Ärger? Welcher Ärger?
Trotz geopolitischer Reibungen, frischer Zölle wie zuletzt der 25-Prozent-Keule aus den USA für Japan und Südkorea, geldpolitischer Zwickmühlen und wachsender Konjunkturskepsis halten sich die großen Aktienindizes erstaunlich gut. "Weltweit notieren nahezu alle Leitindizes oberhalb ihrer 200-Tage-Linie – oft mit steigender Tendenz", so Vanyo Walter von RoboMarkets.
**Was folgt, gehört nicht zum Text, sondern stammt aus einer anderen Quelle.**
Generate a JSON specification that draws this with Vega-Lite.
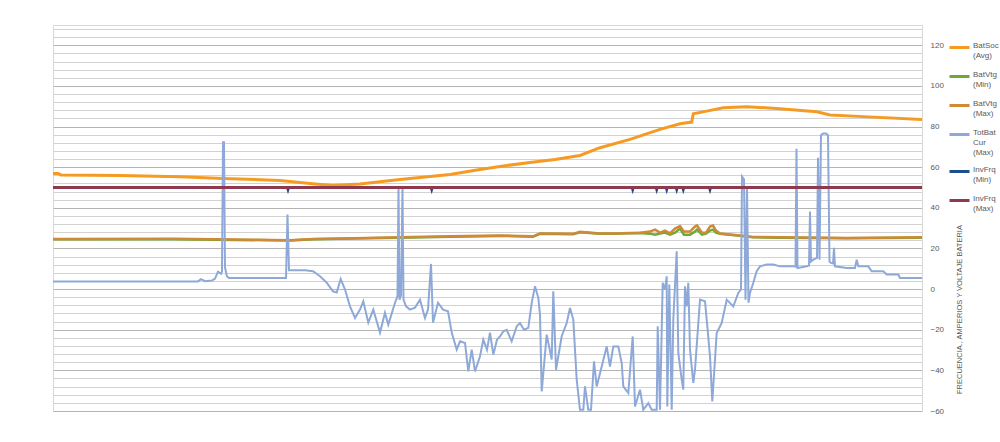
{
  "$schema": "https://vega.github.io/schema/vega-lite/v6.json",
  "width": 869,
  "height": 386,
  "autosize": "none",
  "padding": {"left": 53, "top": 25, "right": 78, "bottom": 31},
  "background": "white",
  "config": {"view": {"stroke": "#d9d9d9", "strokeWidth": 1}},
  "datasets": {
    "soc": [[0,56.9],[5,56.9],[8,56.2],[67,55.9],[127,55.3],[170,54.5],[227,53.5],[257,52.0],[280,51.0],[307,51.7],[347,54.0],[397,56.4],[427,58.9],[447,60.4],[477,62.3],[502,63.8],[527,65.8],[547,69.6],[577,73.7],[607,78.6],[627,81.4],[638.7,82.2],[640.3,86.3],[653.7,87.6],[670.3,89.3],[693.7,89.8],[727,88.8],[763.7,87.3],[777,85.7],[810.3,84.9],[869,83.5]],
    "vmax": [[0,24.7],[120,24.8],[237,24.1],[260,24.7],[313.7,25.2],[347,25.5],[397,26.0],[447,26.4],[480,26.0],[487,27.4],[520,27.2],[527,28.2],[547,27.4],[560,27.4],[587,27.8],[597,28.3],[602,29.3],[607,27.8],[612,28.8],[617,27.4],[622,29.8],[627,31.0],[631,28.3],[637,28.3],[642,30.8],[644,31.4],[649,27.8],[653,27.8],[657,30.8],[660,31.3],[663,28.8],[667,27.4],[687,26.4],[700,25.7],[727,25.5],[793.7,25.2],[869,25.5]],
    "vmin": [[0,24.5],[120,24.6],[237,23.9],[260,24.5],[313.7,25.0],[347,25.3],[397,25.8],[447,26.2],[480,25.8],[487,27.2],[520,27.0],[527,28.0],[547,27.2],[560,27.2],[587,27.6],[597,27.3],[602,26.8],[607,27.3],[612,27.8],[617,26.8],[622,27.8],[627,29.8],[631,26.8],[637,26.8],[642,28.3],[644,29.3],[649,26.8],[653,27.3],[657,28.8],[660,29.3],[663,27.8],[667,27.2],[687,26.2],[700,25.5],[727,25.3],[793.7,25.0],[869,25.3]],
    "cur": [[0,3.8],[67,3.8],[145,3.8],[148,4.9],[152,3.9],[159,4.2],[162,5.2],[165,8.6],[168,7.6],[169,8.6],[170,72.3],[171,72.3],[172,10.6],[174,6.2],[176,5.5],[233,5.5],[234.5,36.7],[236,9.3],[252,9.3],[260,8.8],[267,6.3],[273.7,3.2],[280,-1.1],[283.7,-1.7],[287.7,5.0],[292,-0.2],[297,-8.5],[302,-14.2],[307,-10.1],[310.3,-6.0],[315.3,-16.5],[320.3,-10.1],[327,-21.4],[332,-11.6],[335.3,-17.5],[342,-6.7],[344.5,-3.5],[345.5,50.0],[346.5,-5.2],[348,-3.2],[349.5,50.0],[350.5,-5.2],[353,-8.5],[357,-10.1],[362,-9.1],[367,-5.2],[372,-14.2],[375,-10.1],[378,12.4],[380,-16.5],[385,-6.7],[390,-10.1],[395,-10.9],[398.7,-21.4],[403.7,-29.8],[407,-25.7],[412,-26.5],[415.3,-40.5],[418.7,-29.8],[422,-40.5],[427,-33.1],[430.3,-24.9],[434,-29.8],[437,-21.4],[440.3,-32.3],[444,-24.9],[447,-23.3],[450.3,-20.8],[453.7,-20.0],[458.7,-25.7],[463.7,-18.3],[467,-16.7],[471,-20.0],[475.3,-19.1],[478.7,-6.8],[482,1.4],[485.3,-4.3],[487,-12.6],[488.7,-50.4],[493.7,-22.4],[498.7,-34.7],[500.3,-1.1],[503,-39.7],[508.7,-23.2],[513.7,-16.7],[517,-9.3],[520.3,-15.0],[523.7,-44.6],[527,-59.4],[530.3,-59.4],[532,-47.9],[535.3,-59.4],[538,-59.4],[541,-35.6],[543.7,-47.9],[548.7,-38.1],[553.7,-28.2],[557,-38.1],[560.3,-28.2],[565.3,-28.2],[568.7,-36.4],[570.3,-47.9],[575.3,-51.2],[579.7,-23.3],[582,-57.8],[587,-49.5],[590.3,-59.4],[595.3,-56.1],[598.7,-59.4],[603.7,-59.4],[604.7,-18.3],[607,-59.4],[609.7,3.1],[612,-0.2],[613.7,6.3],[614.3,-57.8],[616.3,2.2],[618.7,-59.4],[620.3,-15.0],[623.7,18.6],[625.3,-31.4],[628.7,-44.6],[630.3,-49.5],[632,1.4],[633.7,-8.5],[635.3,3.1],[637,-29.8],[640.3,-46.2],[642,-39.7],[647,-5.2],[652,-6.0],[653.7,-15.0],[657,-33.1],[659.3,-55.3],[663.7,-21.6],[668.7,-16.7],[673.7,-5.2],[680.3,-8.5],[685.3,-1.9],[688,-0.2],[689,55.4],[691,54.0],[692.5,-5.2],[694,50.0],[695.5,-6.7],[697,-1.9],[700.3,3.1],[703.7,8.8],[707,11.2],[713.7,12.1],[720.3,12.1],[727,11.2],[740.3,11.2],[742.5,11.1],[743.5,69.1],[744.5,10.4],[753.7,11.2],[756,11.6],[757,38.2],[758,13.6],[760.3,14.5],[764,15.4],[765,64.7],[766.5,14.5],[768,75.7],[770,76.6],[773,76.6],[775,75.7],[776.5,13.6],[778,12.9],[780,12.6],[781,20.3],[782,11.2],[793.7,10.4],[802,10.4],[803.7,14.5],[805.3,11.2],[815.3,11.2],[818.7,8.8],[830.3,8.8],[833.7,7.2],[845.3,7.2],[847,5.5],[869,5.5]],
    "fmin": [[0,50],[234.5,50],[235,49.2],[235.5,50],[378.2,50],[378.7,49.2],[379.2,50],[579.2,50],[579.7,49.2],[580.2,50],[603.2,50],[603.7,49.2],[604.2,50],[613.2,50],[613.7,49.2],[614.2,50],[623.2,50],[623.7,49.2],[624.2,50],[629.8,50],[630.3,49.2],[630.8,50],[656.5,50],[657,49.2],[657.5,50],[869,50]],
    "fmax": [[0,50],[869,50]]
  },
  "layer": [
    {
      "data": {"name": "soc"},
      "transform": [{"calculate": "'BatSoc (Avg)'", "as": "series"}, {"calculate": "datum[0]", "as": "t"}, {"calculate": "datum[1]", "as": "value"}],
      "mark": {"type": "line", "strokeWidth": 3, "color": "#F59B23"},
      "encoding": {
        "x": {"field": "t", "type": "quantitative", "scale": {"domain": [0, 869], "nice": false, "zero": false}, "axis": null},
        "y": {"field": "value", "type": "quantitative", "scale": {"domain": [-60, 130], "nice": false, "zero": false},
          "axis": {"orient": "right", "title": "FRECUENCIA., AMPERIOS Y VOLTAJE BATERIA",
            "values": [-60,-56,-52,-48,-44,-40,-36,-32,-28,-24,-20,-16,-12,-8,-4,0,4,8,12,16,20,24,28,32,36,40,44,48,52,56,60,64,68,72,76,80,84,88,92,96,100,104,108,112,116,120,124,128],
            "tickCount": 200,
            "labelExpr": "datum.value % 20 === 0 ? datum.label : ''",
            "labelOverlap": false, "labelBound": false, "labelFlush": false,
            "grid": true,
            "gridColor": {"condition": {"test": "datum.value % 20 === 0", "value": "#b4b4b4"}, "value": "#d2d2d2"},
            "gridWidth": 1,
            "ticks": false, "domain": true, "domainColor": "#d9d9d9",
            "labelFont": "Liberation Sans", "labelFontSize": 8, "labelColor": "#595959", "labelPadding": 8, "labelAlign": "left",
            "titleFont": "Liberation Sans", "titleFontSize": 7.5, "titleFontWeight": "normal", "titleColor": "#595959",
            "titleAngle": 270, "titleX": 37, "titleY": 284, "titleAlign": "center", "titleBaseline": "middle"}},
        "color": {"field": "series", "type": "nominal",
          "scale": {"domain": ["BatSoc (Avg)", "BatVtg (Min)", "BatVtg (Max)", "TotBat Cur (Max)", "InvFrq (Min)", "InvFrq (Max)"],
            "range": ["#F59B23", "#6AAB3A", "#D08A35", "#8EA9D8", "#1F4E8C", "#8E3A4E"]},
          "legend": {"orient": "none", "legendX": 895, "legendY": 8, "title": null, "symbolType": "stroke", "symbolSize": 400, "symbolStrokeWidth": 3,
            "labelExpr": "split(datum.label, ' ')", "labelBaseline": "alphabetic", "labelFont": "Liberation Sans", "labelFontSize": 8, "labelColor": "#595959",
            "labelOffset": 2, "rowPadding": 0, "clipHeight": 29}}
      }
    },
    {
      "data": {"name": "vmin"},
      "transform": [{"calculate": "'BatVtg (Min)'", "as": "series"}, {"calculate": "datum[0]", "as": "t"}, {"calculate": "datum[1]", "as": "value"}],
      "mark": {"type": "line", "strokeWidth": 2.5},
      "encoding": {"x": {"field": "t", "type": "quantitative"}, "y": {"field": "value", "type": "quantitative"}, "color": {"field": "series", "type": "nominal"}}
    },
    {
      "data": {"name": "vmax"},
      "transform": [{"calculate": "'BatVtg (Max)'", "as": "series"}, {"calculate": "datum[0]", "as": "t"}, {"calculate": "datum[1]", "as": "value"}],
      "mark": {"type": "line", "strokeWidth": 2.5},
      "encoding": {"x": {"field": "t", "type": "quantitative"}, "y": {"field": "value", "type": "quantitative"}, "color": {"field": "series", "type": "nominal"}}
    },
    {
      "data": {"name": "cur"},
      "transform": [{"calculate": "'TotBat Cur (Max)'", "as": "series"}, {"calculate": "datum[0]", "as": "t"}, {"calculate": "datum[1]", "as": "value"}],
      "mark": {"type": "line", "strokeWidth": 2},
      "encoding": {"x": {"field": "t", "type": "quantitative"}, "y": {"field": "value", "type": "quantitative"}, "color": {"field": "series", "type": "nominal"}}
    },
    {
      "data": {"name": "fmin"},
      "transform": [{"calculate": "'InvFrq (Min)'", "as": "series"}, {"calculate": "datum[0]", "as": "t"}, {"calculate": "datum[1]", "as": "value"}],
      "mark": {"type": "line", "strokeWidth": 3},
      "encoding": {"x": {"field": "t", "type": "quantitative"}, "y": {"field": "value", "type": "quantitative"}, "color": {"field": "series", "type": "nominal"}}
    },
    {
      "data": {"name": "fmax"},
      "transform": [{"calculate": "'InvFrq (Max)'", "as": "series"}, {"calculate": "datum[0]", "as": "t"}, {"calculate": "datum[1]", "as": "value"}],
      "mark": {"type": "line", "strokeWidth": 3},
      "encoding": {"x": {"field": "t", "type": "quantitative"}, "y": {"field": "value", "type": "quantitative"}, "color": {"field": "series", "type": "nominal"}}
    }
  ]
}
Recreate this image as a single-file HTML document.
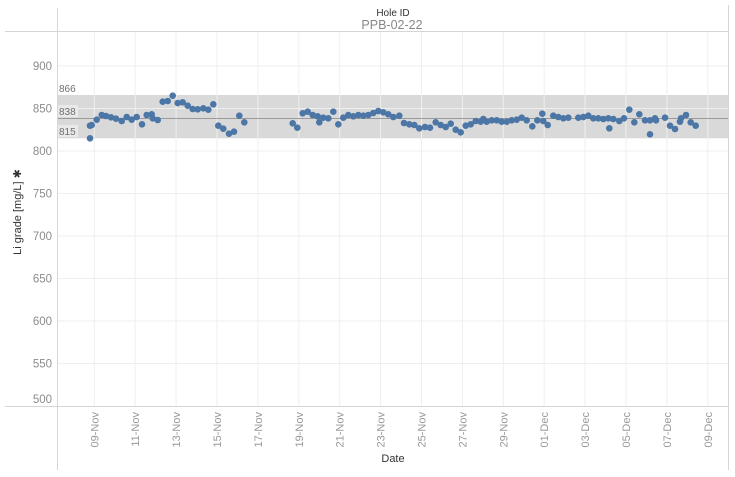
<!DOCTYPE html>
<html><head><meta charset="utf-8"><style>
html,body{margin:0;padding:0;background:#fff;}
svg{display:block;font-family:"Liberation Sans",sans-serif;}
</style></head><body>
<svg id="c" width="735" height="477" viewBox="0 0 735 477" xmlns="http://www.w3.org/2000/svg">
<rect width="735" height="477" fill="#fff"/>
<rect x="57" y="95" width="671" height="43.3" fill="#d9d9d9"/>
<g id="grid" stroke="#efefef" stroke-width="1"></g>
<line x1="57" x2="728" y1="118.5" y2="118.5" stroke="#9a9a9a" stroke-width="1"/>
<rect x="57" y="105" width="21" height="12" fill="#e9e9e9"/>
<rect x="57" y="125" width="21" height="12" fill="#e9e9e9"/>
<g font-size="10" fill="#707070">
<text x="59" y="92">866</text>
<text x="59" y="115">838</text>
<text x="59" y="135">815</text>
</g>
<g stroke="#d6d6d6" stroke-width="1">
<line x1="5" x2="728" y1="31.5" y2="31.5"/>
<line x1="5" x2="728" y1="406.5" y2="406.5"/>
<line x1="57.5" x2="57.5" y1="8" y2="470"/>
<line x1="728.5" x2="728.5" y1="5" y2="470"/>
</g>
<g font-size="11.5" fill="#8c8c8c" text-anchor="end">
<text x="52" y="70">900</text>
<text x="52" y="112.5">850</text>
<text x="52" y="155">800</text>
<text x="52" y="197.5">750</text>
<text x="52" y="240">700</text>
<text x="52" y="282.5">650</text>
<text x="52" y="325">600</text>
<text x="52" y="367.5">550</text>
<text x="52" y="403">500</text>
</g>
<g font-size="11" fill="#999" text-anchor="end">
<text transform="translate(98.3,412) rotate(-90)">09-Nov</text>
<text transform="translate(139.2,412) rotate(-90)">11-Nov</text>
<text transform="translate(180.1,412) rotate(-90)">13-Nov</text>
<text transform="translate(221,412) rotate(-90)">15-Nov</text>
<text transform="translate(261.9,412) rotate(-90)">17-Nov</text>
<text transform="translate(302.8,412) rotate(-90)">19-Nov</text>
<text transform="translate(343.7,412) rotate(-90)">21-Nov</text>
<text transform="translate(384.6,412) rotate(-90)">23-Nov</text>
<text transform="translate(425.5,412) rotate(-90)">25-Nov</text>
<text transform="translate(466.4,412) rotate(-90)">27-Nov</text>
<text transform="translate(507.3,412) rotate(-90)">29-Nov</text>
<text transform="translate(548.2,412) rotate(-90)">01-Dec</text>
<text transform="translate(589.1,412) rotate(-90)">03-Dec</text>
<text transform="translate(630,412) rotate(-90)">05-Dec</text>
<text transform="translate(670.9,412) rotate(-90)">07-Dec</text>
<text transform="translate(711.8,412) rotate(-90)">09-Dec</text>
</g>
<text x="393" y="462" font-size="11" fill="#333" text-anchor="middle">Date</text>
<text transform="translate(21,212) rotate(-90)" font-size="11" fill="#333" text-anchor="middle">Li grade [mg/L] ✱</text>
<text x="393" y="16" font-size="10" fill="#333" text-anchor="middle">Hole ID</text>
<text x="392" y="29" font-size="12.5" fill="#888" text-anchor="middle">PPB-02-22</text>
<g id="pts" fill="#4b76a6"></g>
</svg>
<script>
(function(){
var NS="http://www.w3.org/2000/svg";
var g=document.getElementById("grid");
function ln(x1,y1,x2,y2){var l=document.createElementNS(NS,"line");l.setAttribute("x1",x1);l.setAttribute("y1",y1);l.setAttribute("x2",x2);l.setAttribute("y2",y2);g.appendChild(l);}
for(var i=0;i<8;i++){var y=66+i*42.5;ln(57,y,728,y);}
for(var j=0;j<16;j++){var x=94.3+j*40.9;ln(x,31,x,406);}
var d=[90,138.3,90,125.7,91.7,125,96.7,119.7,101.7,115,106,116,111,117.3,116,118.7,121.7,121,126.7,117,131.7,119.7,136.7,117,142,124.3,146.7,115,151.7,114.3,152.7,118.3,157.7,120,162.7,101.7,167.7,101,172.7,95.7,177.7,103,182.7,102.3,187.7,105.7,192.7,109,197.7,109.3,203.3,108.3,208.3,109.7,213.3,104.3,218.3,125.7,223.3,128.7,229,133.7,234,131.7,239.3,115.7,244.3,122.3,
292.7,123.3,297.3,127.7,302.7,113.3,307.7,111.7,312.7,115,317.7,116.3,319.3,122.3,323.3,117.7,328.3,118.3,333.3,111.7,338.3,124.3,343.3,117.7,348.3,115,353.3,116.3,358.3,115,363.3,115.7,368.3,115,373.3,113,378.3,111,383.3,112.3,388.3,114.3,393.3,117,399.3,115.7,404,123,409.3,124.3,414.3,125,419.3,128.3,425,127,
430,127.7,435.7,122.3,440.7,125,445.7,127,450.7,123.7,455.7,129.7,460.7,132.3,465.7,125.7,470.7,124.3,475.7,121,480.7,121.7,483.3,119,486.7,121.7,491.7,120.3,496.7,120.3,501.7,121.7,506.7,121.7,511.7,120.3,516.7,119.7,521.7,117.7,526.7,120.3,532.3,126.3,537.3,120.3,542.3,113.7,543.3,121,547.7,125,553.3,115.7,558.3,117,563.3,118.3,568.3,117.7,
578.3,117.7,583.3,117,588.3,115.7,593.3,118.3,598.3,118.3,603.3,119,608.3,118.3,609.3,128.3,613.3,119,619.3,121,624,118.3,629.3,109.7,634.3,122.3,639.3,114.3,645,120.3,650,134.3,650,120.3,655,118.3,656,120.3,665,117.7,670,125.7,675,129,680,121.7,681,118.3,686,115,690.7,122.3,695.7,125.7];
var p=document.getElementById("pts");
for(var k=0;k<d.length;k+=2){var c=document.createElementNS(NS,"circle");c.setAttribute("cx",d[k]);c.setAttribute("cy",d[k+1]);c.setAttribute("r",3.3);p.appendChild(c);}
})();
</script>
</body></html>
Eine Ausgangslage, die zumindest mittelfristig Chancen auf weitere Kursgewinne eröffnet. Doch wie so oft an der Börse: Gleichlauf sieht anders aus. Schon in den ersten Monaten des Jahres offenbarte sich ein deutliches Ungleichgewicht. Europas Indizes präsentierten sich in Frühform, legten zweistellig zu, während auf der anderen Seite des Atlantiks lange rote Vorzeichen dominierten.
Seit Juni hat sich das Blatt gewendet. "In Europa zeigt sich zum Beispiel beim Dax eine Konsolidierung auf hohem Niveau", so Experte Soltau. Trotz der scharfen Erholung nach dem Zollschock werden Buchgewinne nicht abgezogen – ein Zeichen für Substanz, nicht Spekulation. "In Deutschland glänzt vor allem die zweite und dritte Reihe. Der SDax übertrifft mit seiner Trendstärke aktuell den MDax und ist das beste deutsche Börsenbarometer 2025", so die Experten von Lynx-Broker.
America first – again
Ganz anders das Bild in den USA. Dort schalten der breite US-Index S&P 500 und der technologielastige Nasdaq 100 spürbar einen Gang höher. Getragen von stabilen Kapitalzuflüssen, der Aussicht auf Zinssenkungen und technischer Klarheit beschleunigt sich der Aufwärtstrend.
"Die lange bestehende Performancelücke zwischen US- und Europa-Indizes konnte sich in den letzten Wochen verkleinern und dreht sich zum Sommerstart sogar um", so Vanyo Walter. Auch historische Muster liefern Argumente für Optimisten: US-Aktien tendierten im zweiten Halbjahr traditionell dann stark, wenn sie – wie 2025 – bereits im Mai und Juni zulegen konnten.
In neun von zehn vergleichbaren Jahren fielen die Folgemonate bis zum Jahresende überdurchschnittlich aus. Der Juli sticht zusätzlich heraus: In 16 der letzten 17 Jahre notierte der Nasdaq 100 im Plus, mit einer durchschnittlichen Monatsrendite von über vier Prozent. Rückschläge waren meist moderat. Der maximale Verlust blieb in den meisten Fällen unter zwei Prozent. Dass ausgerechnet 2024 als einziger Ausreißer in der Statistik auftaucht, macht das Muster nicht weniger relevant – im Gegenteil.
Dollar schwach wie ewig nicht
Ein Schönheitsfehler allerdings bleibt – und der liegt nicht im Chart, sondern im Wechselkurs. "Der Euro hat gegenüber dem Dollar seit Februar rund 15 Prozent zugelegt. Er zeigt sich so schlecht wie seit den 70er-Jahren nicht mehr. Ein Faktor, der auf dem Papier stark steigende US-Indizes aus Sicht europäischer Anleger deutlich entwertet", rechnet Thomas Soltau vor.
In Euro gerechnet, notieren viele US-Barometer trotz jüngster Höhenflüge weiter im Minus. Die Währungsabsicherung, die in den vergangenen Jahren eher als akademisches Feintuning galt, ist bei manchen in den Fokus gerückt. Die Schwäche des Dollars war damit dank Trump für europäische Anleger kein Grund zur Freude.